6. ELIMINATE FEDERAL TAXES ON BUSINESS
Businesses are dollar-transferring machines. They transfer dollars from customers to employees, suppliers, shareholders and the federal government (the later having no use for those dollars). Any tax on businesses reduces the amount going to employees, suppliers and shareholders, which diminishes the economy. Ultimately, all business taxes reduce your personal income.
7. INCREASE THE STANDARD INCOME TAX DEDUCTION, ANNUALLY. (Refer to this.) Federal taxes punish taxpayers and harm the economy. The federal government has no need for those punishing and harmful tax dollars. There are several ways to reduce taxes, and we should evaluate and choose the most progressive approaches.
Cutting FICA and business taxes would be a good early step, as both dramatically affect the 99%. Annual increases in the standard income tax deduction, and a reverse income tax also would provide benefits from the bottom up. Both would narrow the Gap.
8. TAX THE VERY RICH (THE “.1%) MORE, WITH HIGHER PROGRESSIVE TAX RATES ON ALL FORMS OF INCOME. (TROPHIC CASCADE)
There was a time when I argued against increasing anyone’s federal taxes. After all, the federal government has no need for tax dollars, and all taxes reduce Gross Domestic Product, thereby negatively affecting the entire economy, including the 99.9%.
But I have come to realize that narrowing the Gap requires trimming the top. It simply would not be possible to provide the 99.9% with enough benefits to narrow the Gap in any meaningful way. Bill Gates reportedly owns $70 billion. To get to that level, he must have been earning $10 billion a year. Pick any acceptable Gap (1000 to 1?), and the lowest paid American would have to receive $10 million a year. Unreasonable.
9. FEDERAL OWNERSHIP OF ALL BANKS (Click The end of private banking and How should America decide “who-gets-money”?)
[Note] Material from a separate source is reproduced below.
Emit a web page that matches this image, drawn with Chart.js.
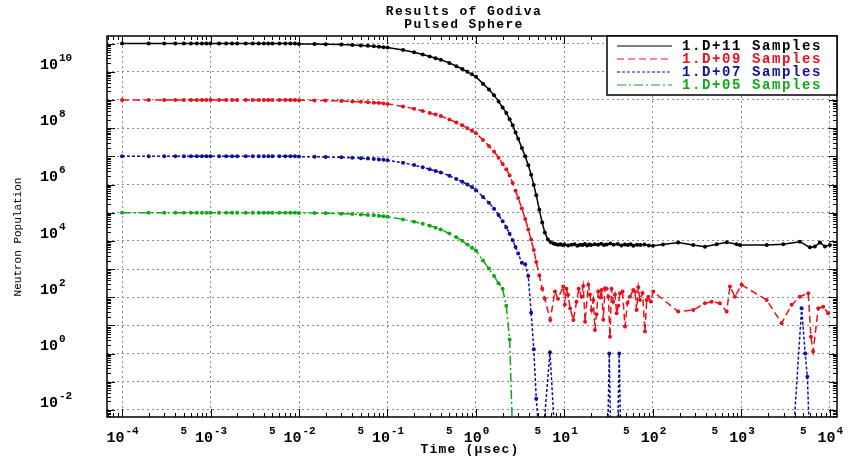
<!DOCTYPE html>
<html>
<head>
<meta charset="utf-8">
<title>Results of Godiva - Pulsed Sphere</title>
<script src="https://cdn.jsdelivr.net/npm/chart.js@4.4.1/dist/chart.umd.min.js"></script>
<style>
  html, body { margin: 0; padding: 0; background: #fff; }
  canvas { display: block; }
</style>
</head>
<body>
<canvas id="godivaChart" width="849" height="459"></canvas>
<script>
// ============================================================================
// Godiva pulsed sphere – neutron population vs time, four sample sizes
// ============================================================================

/* ============================================================
   DATA (time in usec, population stored as log10 values)
============================================================ */
const timeGrid = [
  1e-4, 2e-4, 3e-4, 4e-4, 5e-4, 6e-4, 7e-4, 8e-4, 9e-4,
  1e-3, 1.25e-3, 1.5e-3, 1.75e-3, 2e-3, 2.5e-3, 3e-3, 3.5e-3, 4e-3, 4.5e-3, 5e-3, 6e-3, 7e-3, 8e-3, 9e-3,
  1e-2, 1.5e-2, 2e-2, 3e-2, 4e-2, 5e-2, 6e-2, 7e-2, 8e-2, 9e-2,
  0.1, 0.15, 0.2, 0.25, 0.3, 0.35, 0.4, 0.5, 0.6, 0.7, 0.8, 0.9,
  1.0, 1.2, 1.4, 1.6, 1.8, 2.0, 2.2, 2.4, 2.6, 2.8, 3.0, 3.3, 3.6, 3.9, 4.2, 4.5, 4.8, 5.2, 5.6, 6.0,
];

// 1.D+11 samples
const blackLogN = [
  11, 11, 11, 11, 11, 11, 11, 11, 11,
  11, 11, 11, 11, 11, 11, 11, 11, 11, 11, 11, 11, 11, 11, 11,
  10.99, 10.985, 10.98, 10.965, 10.95, 10.935, 10.92, 10.905, 10.89, 10.875,
  10.86, 10.77, 10.69, 10.61, 10.54, 10.48, 10.43, 10.31, 10.20, 10.10, 10.00, 9.91,
  9.82, 9.58, 9.37, 9.17, 8.95, 8.73, 8.54, 8.32, 8.10, 7.85, 7.62, 7.30, 7.00, 6.68, 6.35, 5.98, 5.62, 5.10, 4.65, 4.30,
];
const blackTailT = [
  6.5, 7.0, 7.5, 8.0, 8.5, 9.0, 9.5, 10, 11, 12, 13, 14, 15, 16, 17, 18, 19, 20,
  22, 24, 26, 28, 30, 33, 36, 40, 44, 48, 52, 56, 60, 66, 72, 80, 90, 100, 130,
  193, 285, 387, 525, 681, 883, 962, 1930, 2970, 4580, 5940, 6760, 7710, 8790, 10000,
];
const blackTailLogN = [
  4.05, 3.95, 3.91, 3.88, 3.86, 3.88, 3.85, 3.87, 3.84, 3.86, 3.88, 3.83, 3.86, 3.85, 3.89, 3.84, 3.87, 3.85,
  3.88, 3.86, 3.90, 3.85, 3.87, 3.91, 3.86, 3.89, 3.84, 3.87, 3.85, 3.88, 3.83, 3.86, 3.85, 3.87, 3.84, 3.83, 3.87,
  3.94, 3.85, 3.79, 3.88, 3.95, 3.88, 3.85, 3.85, 3.88, 3.97, 3.77, 3.80, 3.94, 3.80, 3.85,
];

// 1.D+09 samples
const redLogN = [
  9, 9, 9, 9, 9, 9, 9, 9, 9,
  9, 9, 9, 9, 9, 9, 9, 9, 9, 9, 9, 9, 9, 9, 9,
  8.99, 8.985, 8.98, 8.965, 8.95, 8.935, 8.92, 8.905, 8.89, 8.875,
  8.86, 8.77, 8.69, 8.61, 8.54, 8.48, 8.43, 8.31, 8.20, 8.10, 8.00, 7.91,
  7.82, 7.58, 7.37, 7.17, 6.95, 6.73, 6.54, 6.32, 6.05, 5.78, 5.52, 5.15, 4.78, 4.40, 4.05, 3.68, 3.25, 2.78, 2.30, 1.95,
];
const redTailT = [
  6.9, 7.8, 8.45, 9.7, 10.1, 10.5, 11.0, 11.6, 12.6, 13.7,
  14.5, 15.6, 16.3, 17.1, 18.6, 19.4, 20.3, 21.2, 22.1, 23.0,
  24.1, 25.2, 26.3, 27.5, 28.7, 30.0, 31.3, 32.7, 34.0, 35.6,
  37.2, 38.9, 40.6, 42.4, 45.3, 48.3, 51.6, 55.0, 59.9, 62.6,
  65.4, 68.3, 71.3, 76.2, 81.3, 85.0, 88.5, 94.5, 100.7,
  193, 285, 387, 460, 571, 681, 741, 845, 1005,
  1930, 2845, 3690, 4580, 5690, 6100, 6460, 7380, 8410, 9550,
];
const redTailLogN = [
  1.19, 2.20, 1.95, 2.38, 1.73, 2.30, 2.08, 1.60, 1.19, 1.84,
  2.30, 2.02, 2.40, 1.13, 2.44, 2.10, 1.55, 1.90, 0.84, 1.40,
  2.20, 2.00, 2.26, 1.20, 2.32, 2.30, 2.02, 0.60, 2.30, 1.84,
  2.10, 1.43, 1.70, 2.14, 2.20, 0.96, 1.80, 2.02, 2.26, 2.20,
  1.55, 2.35, 1.90, 2.15, 0.78, 1.90, 2.02, 1.85, 2.20,
  1.49, 1.55, 1.79, 1.84, 1.79, 1.49, 2.38, 2.02, 2.44,
  1.90, 1.08, 1.73, 2.02, 2.14, 0.60, 0.07, 1.61, 1.66, 1.43,
];

// 1.D+07 samples (-3 = empty bin, below the axis)
const blueLogN = [
  7, 7, 7, 7, 7, 7, 7, 7, 7,
  7, 7, 7, 7, 7, 7, 7, 7, 7, 7, 7, 7, 7, 7, 7,
  6.99, 6.985, 6.98, 6.965, 6.95, 6.935, 6.92, 6.905, 6.89, 6.875,
  6.86, 6.77, 6.69, 6.61, 6.54, 6.48, 6.43, 6.31, 6.20, 6.10, 6.00, 5.91,
  5.80, 5.56, 5.35, 5.14, 4.92, 4.70, 4.48, 4.25, 4.02, 3.78, 3.55, 3.22, 3.17, 2.75, 1.45, 0.15, -1.60, -3,
];
const blueTailT = [5.7, 6.86, 7.8, 30.8, 32.1, 33.3, 39.8, 41.6, 43.2, 3840, 4790, 5250, 5560, 5890];
const blueTailLogN = [-3, 0.05, -3, -3, 0.0, -3, -3, 0.0, -3, -3, 1.61, 0.0, -0.82, -3];

// 1.D+05 samples
const greenLogN = [
  5, 5, 5, 5, 5, 5, 5, 5, 5,
  5, 5, 5, 5, 5, 5, 5, 5, 5, 5, 5, 5, 5, 5, 5,
  4.99, 4.985, 4.98, 4.965, 4.95, 4.935, 4.92, 4.905, 4.89, 4.875,
  4.86, 4.76, 4.68, 4.61, 4.54, 4.47, 4.40, 4.26, 4.13, 4.00, 3.87, 3.76,
  3.66, 3.30, 3.02, 2.75, 2.50, 2.30, 1.70, 0.50, -3,
];
const greenTailT = [];
const greenTailLogN = [];

const seriesLabels = ["1.D+11 Samples", "1.D+09 Samples", "1.D+07 Samples", "1.D+05 Samples"];

// axis ticks
const xDecadeExps = [-4, -3, -2, -1, 0, 1, 2, 3, 4];
const xFiveTicks = [5e-4, 5e-3, 5e-2, 5e-1, 5, 50, 500, 5000];
const yLabelExps = [10, 8, 6, 4, 2, 0, -2];
const yDecadeExps = [-2, -1, 0, 1, 2, 3, 4, 5, 6, 7, 8, 9, 10, 11];
const minorSteps = [2, 3, 4, 5, 6, 7, 8, 9];

/* ============================================================
   STYLE
============================================================ */
const X_MIN = Math.pow(10, -4.17);
const X_MAX = Math.pow(10, 4.08);
const Y_MIN = Math.pow(10, -2.25);
const Y_MAX = Math.pow(10, 11.27);

const MONO = '"Liberation Mono", "DejaVu Sans Mono", monospace';
const COLORS = { black: "#000000", red: "#e8101a", blue: "#10109a", green: "#10a818" };

function buildPoints(logN, tailT, tailLogN) {
  const pts = logN.map((v, i) => ({ x: timeGrid[i], y: Math.pow(10, v) }));
  tailT.forEach((t, i) => pts.push({ x: t, y: Math.pow(10, tailLogN[i]) }));
  return pts;
}

function makeDataset(label, color, dash, logN, tailT, tailLogN) {
  return {
    label,
    data: buildPoints(logN, tailT, tailLogN),
    borderColor: color,
    backgroundColor: color,
    borderWidth: 1.5,
    borderDash: dash,
    pointRadius: 2,
    pointBorderWidth: 0,
    pointBackgroundColor: color,
    tension: 0,
  };
}

const datasets = [
  makeDataset(seriesLabels[0], COLORS.black, [], blackLogN, blackTailT, blackTailLogN),
  makeDataset(seriesLabels[1], COLORS.red, [7, 4], redLogN, redTailT, redTailLogN),
  makeDataset(seriesLabels[2], COLORS.blue, [3, 2], blueLogN, blueTailT, blueTailLogN),
  makeDataset(seriesLabels[3], COLORS.green, [9, 3, 2, 3], greenLogN, greenTailT, greenTailLogN),
];

/* ============================================================
   DECORATIONS: frame, ticks, labels, legend, titles
============================================================ */
function drawPower(ctx, exp, x, y, align) {
  ctx.font = "bold 15px " + MONO;
  const wb = ctx.measureText("10").width;
  ctx.font = "bold 11px " + MONO;
  const ws = ctx.measureText(String(exp)).width;
  const start = align === "center" ? x - (wb + ws) / 2 : x;
  ctx.textAlign = "left";
  ctx.font = "bold 15px " + MONO;
  ctx.fillText("10", start, y);
  ctx.font = "bold 11px " + MONO;
  ctx.fillText(String(exp), start + wb + 1, y - 7);
}

function tickValues(exps, lo, hi) {
  const out = [];
  const first = Math.floor(Math.log10(lo));
  const last = Math.ceil(Math.log10(hi));
  for (let e = first; e <= last; e++) {
    const base = Math.pow(10, e);
    if (base >= lo && base <= hi) out.push({ v: base, major: true });
    minorSteps.forEach((m) => {
      const v = m * base;
      if (v >= lo && v <= hi) out.push({ v, major: false });
    });
  }
  return out;
}

const decorations = {
  id: "godivaDecorations",
  afterDraw(chart) {
    const { ctx, chartArea: a, scales } = chart;
    const xs = scales.x;
    const ys = scales.y;
    ctx.save();
    ctx.fillStyle = "#000";
    ctx.strokeStyle = "#000";
    ctx.textBaseline = "middle";

    // frame
    ctx.lineWidth = 1.5;
    ctx.strokeRect(a.left, a.top, a.right - a.left, a.bottom - a.top);

    // inward ticks, all four sides
    ctx.lineWidth = 1;
    ctx.beginPath();
    tickValues(xDecadeExps, X_MIN, X_MAX).forEach(({ v, major }) => {
      const px = Math.round(xs.getPixelForValue(v)) + 0.5;
      const len = major ? 8 : 4;
      ctx.moveTo(px, a.bottom); ctx.lineTo(px, a.bottom - len);
      ctx.moveTo(px, a.top); ctx.lineTo(px, a.top + len);
    });
    tickValues(yDecadeExps, Y_MIN, Y_MAX).forEach(({ v, major }) => {
      const py = Math.round(ys.getPixelForValue(v)) + 0.5;
      const len = major ? 8 : 4;
      ctx.moveTo(a.left, py); ctx.lineTo(a.left + len, py);
      ctx.moveTo(a.right, py); ctx.lineTo(a.right - len, py);
    });
    ctx.stroke();

    // x tick labels
    xDecadeExps.forEach((e) => drawPower(ctx, e, xs.getPixelForValue(Math.pow(10, e)), a.bottom + 21, "center"));
    ctx.font = "bold 11px " + MONO;
    ctx.textAlign = "center";
    xFiveTicks.forEach((v) => ctx.fillText("5", xs.getPixelForValue(v), a.bottom + 14));

    // y tick labels
    yLabelExps.forEach((e) => drawPower(ctx, e, 40, ys.getPixelForValue(Math.pow(10, e)) - 7, "left"));

    // axis titles
    ctx.textAlign = "center";
    ctx.font = "bold 13px " + MONO;
    ctx.letterSpacing = "1.2px";
    ctx.fillText("Time (\u03bcsec)", 470, 450);
    ctx.save();
    ctx.translate(18, 237);
    ctx.rotate(-Math.PI / 2);
    ctx.font = "11px " + MONO;
    ctx.letterSpacing = "0px";
    ctx.fillText("Neutron Population", 0, 0);
    ctx.restore();

    // title
    ctx.font = "bold 13px " + MONO;
    ctx.letterSpacing = "1.4px";
    ctx.fillText("Results of Godiva", 464, 12);
    ctx.fillText("Pulsed Sphere", 464, 25);

    // legend box
    const lx = 607, ly = a.top, lw = a.right - 607, lh = 59;
    ctx.fillStyle = "#fff";
    ctx.fillRect(lx, ly, lw, lh);
    ctx.lineWidth = 1.5;
    ctx.strokeStyle = "#000";
    ctx.strokeRect(lx, ly, lw, lh);
    ctx.textAlign = "left";
    ctx.font = "bold 14px " + MONO;
    ctx.letterSpacing = "1.6px";
    chart.data.datasets.forEach((ds, i) => {
      const rowY = 46 + i * 13;
      ctx.strokeStyle = ds.borderColor;
      ctx.lineWidth = 1.2;
      ctx.setLineDash(ds.borderDash);
      ctx.beginPath();
      ctx.moveTo(617, rowY); ctx.lineTo(672, rowY);
      ctx.stroke();
      ctx.setLineDash([]);
      ctx.fillStyle = ds.borderColor;
      ctx.fillText(ds.label, 682, rowY);
    });
    ctx.letterSpacing = "0px";
    ctx.restore();
  },
};

/* ============================================================
   CHART
============================================================ */
const gridStyle = { color: "#8a8a8a", lineWidth: 1, drawTicks: false };

new Chart(document.getElementById("godivaChart").getContext("2d"), {
  type: "line",
  data: { datasets },
  options: {
    responsive: false,
    animation: false,
    layout: { padding: { top: 36, right: 12, left: 0, bottom: 0 } },
    plugins: {
      legend: { display: false },
      title: { display: false },
      tooltip: { enabled: false },
    },
    scales: {
      x: {
        type: "logarithmic",
        min: X_MIN,
        max: X_MAX,
        ticks: { display: false },
        grid: gridStyle,
        border: { display: false, dash: [2, 3] },
        afterBuildTicks: (s) => { s.ticks = xDecadeExps.map((e) => ({ value: Math.pow(10, e) })); },
        afterFit: (s) => { s.height = 42; },
      },
      y: {
        type: "logarithmic",
        min: Y_MIN,
        max: Y_MAX,
        ticks: { display: false },
        grid: gridStyle,
        border: { display: false, dash: [2, 3] },
        afterBuildTicks: (s) => { s.ticks = yDecadeExps.map((e) => ({ value: Math.pow(10, e) })); },
        afterFit: (s) => { s.width = 107; },
      },
    },
  },
  plugins: [decorations],
});
</script>
</body>
</html>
Banks have created all the dollars that exist. Even dollars created at the direction of the federal government, actually come into being when banks increase the numbers in checking accounts. This gives the banks enormous financial power, and as we all know, power corrupts — especially when multiplied by a profit motive.
Although the federal government also is powerful and corrupted, it does not suffer from a profit motive, the world’s most corrupting influence.
10. INCREASE FEDERAL SPENDING ON THE MYRIAD INITIATIVES THAT BENEFIT AMERICA’S 99.9% (Federal agencies)Browse the agencies. See how many agencies benefit the lower- and middle-income/wealth/ power groups, by adding dollars to the economy and/or by actions more beneficial to the 99.9% than to the .1%.
Save this reference as your primer to current economics. Sadly, much of the material is not being taught in American schools, which is all the more reason for you to use it.
The Ten Steps will grow the economy, and narrow the income/wealth/power Gap between the rich and you.